A bear-trainer and his animal were lost in a blowing storm and begged shelter at the only cabin they could find in the mountains.
The householder did not seem at all frightened by the enormous bear but tremblingly warned the trainer that all the trolls of the hill were coming to his house that night– as they did each year– to eat him nearly out of house and home.
“And if I can’t stop them from starving me to bones, how can I offer you safety?”
The trainer assured the old man he’d look after his own safety if only he had a roof over his head, and the householder allowed him in.
As soon as he had laid out on the table all the food he had, the skinny old man climbed into the loft to hide. The trainer had his bear lie down behind the stove, and sat down beside it himself, to thaw the ice from his fingers and toes.
An hour before midnight the front door blew open and in came a swarm of wrinkly-skinned trolls, gray as the mountain and tall as the trainer’s waist.
Without seeming to notice him, they fell on the food at the table, quickly consuming a mound larger than their whole group. A young troll, satisfied sooner than the others, was playing with a long sausage in the fire when he noticed the bear behind the stove.

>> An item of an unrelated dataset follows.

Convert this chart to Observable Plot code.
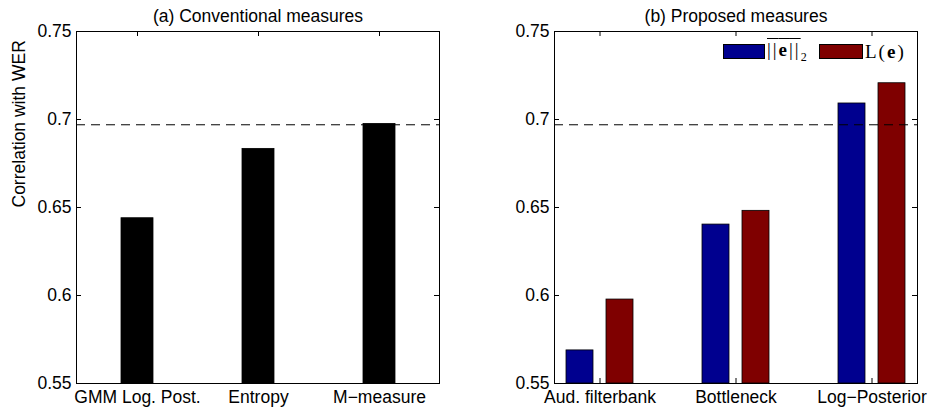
<!DOCTYPE html>
<html>
<head>
<meta charset="utf-8">
<script src="https://cdn.jsdelivr.net/npm/d3@7"></script>
<script src="https://cdn.jsdelivr.net/npm/@observablehq/plot@0.6"></script>
<style>
  html, body { margin: 0; padding: 0; background: #fff; }
  #wrap { position: relative; width: 929px; height: 413px; overflow: hidden; font-family: "Liberation Sans", Arial, sans-serif; }
  #left, #right { position: absolute; top: 0; }
  #left { left: 0; }
  #right { left: 464px; }
  #legend { position: absolute; left: 723px; top: 39px; display: flex; align-items: center; font-family: "Liberation Serif", "DejaVu Serif", serif; font-size: 19px; color: #000; }
  .sw { width: 42px; height: 15px; border: 1px solid #000; box-sizing: border-box; }
  .lab { white-space: nowrap; }
</style>
</head>
<body>
<div id="wrap">
  <div id="left"></div>
  <div id="right"></div>
  <div id="legend">
    <div class="sw" style="background:#00008f"></div>
    <span class="lab" style="width:52px; padding-left:2px;"><span style="text-decoration: overline; letter-spacing: 2px;">||<b>e</b>||</span><sub style="font-size:12px">2</sub></span>
    <div class="sw" style="background:#7f0000; width:44px"></div>
    <span class="lab" style="padding-left:2px; letter-spacing: 2px;">L(<b>e</b>)</span>
  </div>
</div>
<script>
// ---- data ----
const yTicks = [0.55, 0.6, 0.65, 0.7, 0.75];
const yDomain = [0.55, 0.75];
const baseline = [0.697];

const leftTitle = "(a) Conventional measures";
const leftCategories = ["GMM Log. Post.", "Entropy", "M\u2212measure"];
const leftValues = [0.6439, 0.6833, 0.6975];

const rightTitle = "(b) Proposed measures";
const rightCategories = ["Aud. filterbank", "Bottleneck", "Log\u2212Posterior"];
const normValues = [0.5688, 0.6403, 0.7091];
const likelihoodValues = [0.5977, 0.6481, 0.7206];

const FS = 17.5;
const BLUE = "#00008f", RED = "#7f0000";
const FRAME_W = 363, FRAME_H = 352, TICK = 5;

function frameAxes(categories) {
  return [
    Plot.ruleY(yTicks, {stroke: "black", strokeWidth: 1, insetRight: FRAME_W - TICK}),
    Plot.ruleY(yTicks, {stroke: "black", strokeWidth: 1, insetLeft: FRAME_W - TICK}),
    Plot.ruleX(categories, {stroke: "black", strokeWidth: 1, insetTop: FRAME_H - TICK}),
    Plot.ruleX(categories, {stroke: "black", strokeWidth: 1, insetBottom: FRAME_H - TICK}),
    Plot.frame({stroke: "black", strokeWidth: 1}),
    Plot.axisY(yTicks, {anchor: "left", tickSize: 0, tickPadding: 5, fontSize: FS, tickFormat: d => String(d)}),
    Plot.axisX(categories, {anchor: "bottom", tickSize: 0, tickPadding: 7, fontSize: FS})
  ];
}

const left = Plot.plot({
  width: 464, height: 413,
  marginLeft: 76, marginRight: 25, marginTop: 31, marginBottom: 30,
  style: {fontFamily: "Liberation Sans, Arial, sans-serif", fontSize: FS + "px", background: "white", overflow: "visible"},
  x: {type: "band", domain: leftCategories, paddingInner: 1 - 32 / 121, paddingOuter: (1 - 32 / 121) / 2, label: null, axis: null},
  y: {domain: yDomain, label: null, axis: null},
  marks: [
    Plot.barY(leftCategories.map((c, i) => ({c, v: leftValues[i]})), {x: "c", y1: () => yDomain[0], y2: "v", fill: "black", stroke: "black", strokeWidth: 0.8}),
    Plot.ruleY(baseline, {stroke: "black", strokeWidth: 1, strokeDasharray: "9,6"}),
    ...frameAxes(leftCategories),
    Plot.text([leftTitle], {frameAnchor: "top", dy: -22, fontSize: FS}),
    Plot.text(["Correlation with WER"], {frameAnchor: "left", dx: -57, rotate: -90, fontSize: FS})
  ]
});
document.getElementById("left").appendChild(left);

const rightData = rightCategories.map((c, i) => ({c, a: normValues[i], b: likelihoodValues[i]}));
const right = Plot.plot({
  width: 465, height: 413,
  marginLeft: 90, marginRight: 12, marginTop: 31, marginBottom: 30,
  style: {fontFamily: "Liberation Sans, Arial, sans-serif", fontSize: FS + "px", background: "white", overflow: "visible"},
  x: {type: "band", domain: rightCategories, paddingInner: 1 - 67 / 137, paddingOuter: 0.0803, label: null, axis: null},
  y: {domain: yDomain, label: null, axis: null},
  marks: [
    Plot.barY(rightData, {x: "c", y1: () => yDomain[0], y2: "a", fill: BLUE, stroke: "black", strokeWidth: 0.8, insetRight: 40}),
    Plot.barY(rightData, {x: "c", y1: () => yDomain[0], y2: "b", fill: RED, stroke: "black", strokeWidth: 0.8, insetLeft: 40}),
    Plot.ruleY(baseline, {stroke: "black", strokeWidth: 1, strokeDasharray: "9,6"}),
    ...frameAxes(rightCategories),
    Plot.text([rightTitle], {frameAnchor: "top", dy: -22, fontSize: FS})
  ]
});
document.getElementById("right").appendChild(right);
</script>
</body>
</html>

“Does kitty want a sausage?” he shrieked, poking the bear’s nose with the burning meat.
The bear rushed out with a roar and chased all the screaming trolls from the cabin. When another troll, larger than the rest, peeked in the door, the trainer called, “Sic ’em,” and the bear got rid of that one too.
A year later, the old man was working outdoors when a single troll asked from behind a rock, “Have you still got that big kitty, master?”
“Oh yes,” said the old man, thinking quickly. “And she’s had seven kittens since then.”
“Then you’ll never have us back for guests!” said the troll.
And the old man never did see them again.
That was so cute! Where did you get it?
From the folktexts link under storytelling in my sidebar.
It’s a *fabulous* resource for folktales.